• EXERCISE PROMPT
Repeat exactly the lines from the start of the material below up to and including the "const subtitleText = 'Var. % 2018/2017';" line.
---------- INFORMATION SUPPLIED
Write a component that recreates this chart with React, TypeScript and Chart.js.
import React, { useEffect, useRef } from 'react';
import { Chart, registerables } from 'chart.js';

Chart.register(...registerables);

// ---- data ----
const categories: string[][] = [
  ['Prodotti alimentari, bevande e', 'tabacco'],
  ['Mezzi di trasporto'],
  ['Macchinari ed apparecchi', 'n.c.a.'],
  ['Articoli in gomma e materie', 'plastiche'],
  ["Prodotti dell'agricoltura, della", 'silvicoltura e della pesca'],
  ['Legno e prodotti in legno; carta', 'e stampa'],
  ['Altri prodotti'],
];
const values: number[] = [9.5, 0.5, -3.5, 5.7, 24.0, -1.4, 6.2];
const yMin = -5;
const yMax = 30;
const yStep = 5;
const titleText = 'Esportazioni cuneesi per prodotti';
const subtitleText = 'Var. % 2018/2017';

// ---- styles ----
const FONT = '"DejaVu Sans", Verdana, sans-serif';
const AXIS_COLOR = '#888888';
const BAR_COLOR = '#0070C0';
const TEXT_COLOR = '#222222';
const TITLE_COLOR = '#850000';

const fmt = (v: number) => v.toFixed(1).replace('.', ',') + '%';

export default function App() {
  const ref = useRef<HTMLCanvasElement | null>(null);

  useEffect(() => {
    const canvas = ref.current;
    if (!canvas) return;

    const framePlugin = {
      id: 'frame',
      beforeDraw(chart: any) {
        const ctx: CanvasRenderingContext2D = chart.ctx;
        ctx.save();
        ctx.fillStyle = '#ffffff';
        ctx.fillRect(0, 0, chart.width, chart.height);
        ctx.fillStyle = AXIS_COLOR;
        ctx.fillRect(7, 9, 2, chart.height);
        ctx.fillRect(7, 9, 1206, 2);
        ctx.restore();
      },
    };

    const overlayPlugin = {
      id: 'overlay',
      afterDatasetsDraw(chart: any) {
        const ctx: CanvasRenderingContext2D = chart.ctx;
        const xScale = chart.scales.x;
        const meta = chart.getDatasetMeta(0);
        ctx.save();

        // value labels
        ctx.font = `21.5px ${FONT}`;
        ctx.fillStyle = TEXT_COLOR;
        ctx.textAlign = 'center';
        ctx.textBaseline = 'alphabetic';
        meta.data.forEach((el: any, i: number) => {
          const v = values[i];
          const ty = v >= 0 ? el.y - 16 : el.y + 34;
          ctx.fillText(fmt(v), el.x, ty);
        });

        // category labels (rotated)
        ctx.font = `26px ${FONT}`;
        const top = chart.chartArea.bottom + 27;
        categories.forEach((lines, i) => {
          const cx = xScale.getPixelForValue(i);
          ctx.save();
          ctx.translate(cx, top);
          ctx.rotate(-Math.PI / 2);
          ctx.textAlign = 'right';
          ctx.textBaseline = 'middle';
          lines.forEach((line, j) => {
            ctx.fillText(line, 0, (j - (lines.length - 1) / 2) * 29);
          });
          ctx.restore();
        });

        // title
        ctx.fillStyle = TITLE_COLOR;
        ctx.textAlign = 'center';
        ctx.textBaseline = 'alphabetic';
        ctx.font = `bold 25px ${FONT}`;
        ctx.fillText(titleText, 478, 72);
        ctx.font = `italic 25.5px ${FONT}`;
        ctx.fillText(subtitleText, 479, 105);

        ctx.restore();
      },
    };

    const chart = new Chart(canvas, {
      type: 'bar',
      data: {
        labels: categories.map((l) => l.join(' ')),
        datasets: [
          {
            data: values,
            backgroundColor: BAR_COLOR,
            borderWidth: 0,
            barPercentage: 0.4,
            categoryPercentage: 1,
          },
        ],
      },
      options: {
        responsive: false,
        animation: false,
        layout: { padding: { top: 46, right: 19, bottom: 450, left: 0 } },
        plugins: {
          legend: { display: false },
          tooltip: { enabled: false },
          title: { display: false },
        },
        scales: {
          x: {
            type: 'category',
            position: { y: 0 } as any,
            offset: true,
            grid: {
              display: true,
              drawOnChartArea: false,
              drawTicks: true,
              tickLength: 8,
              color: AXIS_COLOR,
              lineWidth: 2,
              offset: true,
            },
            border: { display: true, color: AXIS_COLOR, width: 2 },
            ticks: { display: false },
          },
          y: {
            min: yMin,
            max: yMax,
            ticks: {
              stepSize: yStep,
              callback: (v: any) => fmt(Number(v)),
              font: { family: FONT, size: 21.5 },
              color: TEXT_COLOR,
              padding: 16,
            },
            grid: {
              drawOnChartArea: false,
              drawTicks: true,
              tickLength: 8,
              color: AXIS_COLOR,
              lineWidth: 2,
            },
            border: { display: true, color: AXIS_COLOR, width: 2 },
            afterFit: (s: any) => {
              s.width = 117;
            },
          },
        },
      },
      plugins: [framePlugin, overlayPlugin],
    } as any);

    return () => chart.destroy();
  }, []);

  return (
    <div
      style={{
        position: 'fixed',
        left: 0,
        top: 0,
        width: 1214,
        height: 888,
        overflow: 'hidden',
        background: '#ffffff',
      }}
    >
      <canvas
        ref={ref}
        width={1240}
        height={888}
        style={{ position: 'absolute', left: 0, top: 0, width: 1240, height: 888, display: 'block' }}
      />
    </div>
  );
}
--------------------
• EXERCISE RESPONSE
Write a component that recreates this chart with React, TypeScript and Chart.js.
import React, { useEffect, useRef } from 'react';
import { Chart, registerables } from 'chart.js';

Chart.register(...registerables);

// ---- data ----
const categories: string[][] = [
  ['Prodotti alimentari, bevande e', 'tabacco'],
  ['Mezzi di trasporto'],
  ['Macchinari ed apparecchi', 'n.c.a.'],
  ['Articoli in gomma e materie', 'plastiche'],
  ["Prodotti dell'agricoltura, della", 'silvicoltura e della pesca'],
  ['Legno e prodotti in legno; carta', 'e stampa'],
  ['Altri prodotti'],
];
const values: number[] = [9.5, 0.5, -3.5, 5.7, 24.0, -1.4, 6.2];
const yMin = -5;
const yMax = 30;
const yStep = 5;
const titleText = 'Esportazioni cuneesi per prodotti';
const subtitleText = 'Var. % 2018/2017';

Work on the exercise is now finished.